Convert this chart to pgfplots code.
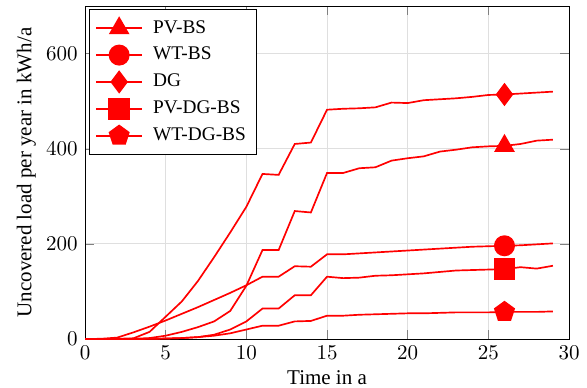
\documentclass[border=0pt]{standalone}
\usepackage{fontspec}
\setmainfont{Liberation Serif}
\usepackage{pgfplots}
\usepackage{pgfplotstable}
\pgfplotsset{compat=1.18}
\pgfplotstableread{
x pv wt dg pvdg wtdg
0 0 0 0 0 0
1 0 0.5 0 0 0
2 0 3 0.5 0 0
3 0.5 14 1.5 0 0
4 2 26 15 0.5 0.3
5 7 39 47 1 1
6 15 53 79 2 2
7 25 67 122 4 4
8 37 82 172 9 7
9 59 97 224 20 12
10 112 113 278 37 20
11 187 131 347 64 28
12 187 131 345 64 28
13 269 153 410 92 37
14 266 152 413 92 38
15 349 178 482 131 49
16 349 178 484 128 49
17 359 180 485 129 51
18 361 182 487 133 52
19 375 184 497 134 53
20 380 186 496 136 54
21 384 188 502 138 54
22 394 190 504 141 55
23 398 192 506 144 56
24 403 194 509 145 56
25 405 195 513 146 56
26 406 196 514 147 57
27 410 197 516 151 57
28 417 199 518 148 57
29 419 201 520 154 58
}\datatable
\begin{document}
\begin{tikzpicture}
\begin{axis}[
  name=main,
  scale only axis,
  width=230.5pt, height=158.6pt,
  xmin=0, xmax=30, ymin=0, ymax=700,
  xtick={0,5,...,30},
  ytick={0,200,400,600},
  grid=major,
  major grid style={gray!25, line width=0.4pt},
  xlabel={Time in a},
  ylabel={Uncovered load per year in kWh/a},
  xlabel style={yshift=2pt},
  ylabel style={yshift=-2pt},
  legend cell align=left,
  legend style={at={(0.008,0.99)}, anchor=north west, font=\fontsize{9.2}{10.5}\selectfont, row sep=1.2pt, inner xsep=3pt, inner ysep=3pt, draw=black,
    /tikz/every odd column/.append style={column sep=3pt}},
  legend image code/.code={\draw[mark indices={2}] plot coordinates {(0cm,0cm) (0.38cm,0cm) (0.76cm,0cm)};},
]
\addplot[red, thick, mark=triangle*, mark size=4.9pt, mark indices={27}, mark options={solid, fill=red}] table[x=x,y=pv] {\datatable};
\addlegendentry{PV-BS}
\addplot[red, thick, mark=*, mark size=4.6pt, mark indices={27}, mark options={solid, fill=red}] table[x=x,y=wt] {\datatable};
\addlegendentry{WT-BS}
\addplot[red, thick, mark=diamond*, mark size=4.9pt, mark indices={27}, mark options={solid, fill=red}] table[x=x,y=dg] {\datatable};
\addlegendentry{DG}
\addplot[red, thick, mark=square*, mark size=4.8pt, mark indices={27}, mark options={solid, fill=red}] table[x=x,y=pvdg] {\datatable};
\addlegendentry{PV-DG-BS}
\addplot[red, thick, mark=pentagon*, mark size=4.8pt, mark indices={27}, mark options={solid, fill=red}] table[x=x,y=wtdg] {\datatable};
\addlegendentry{WT-DG-BS}
\end{axis}
\pgfresetboundingbox
\path ([xshift=-40.5pt,yshift=-22.86pt]main.south west) rectangle ([xshift=8.57pt,yshift=2.86pt]main.north east);
\end{tikzpicture}
\end{document}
• • •
*Task statement*:
Look for the word "code" in every line of the listing and copy the lines that have it.

*Answer below*:
Convert this chart to pgfplots code.
  legend image code/.code={\draw[mark indices={2}] plot coordinates {(0cm,0cm) (0.38cm,0cm) (0.76cm,0cm)};},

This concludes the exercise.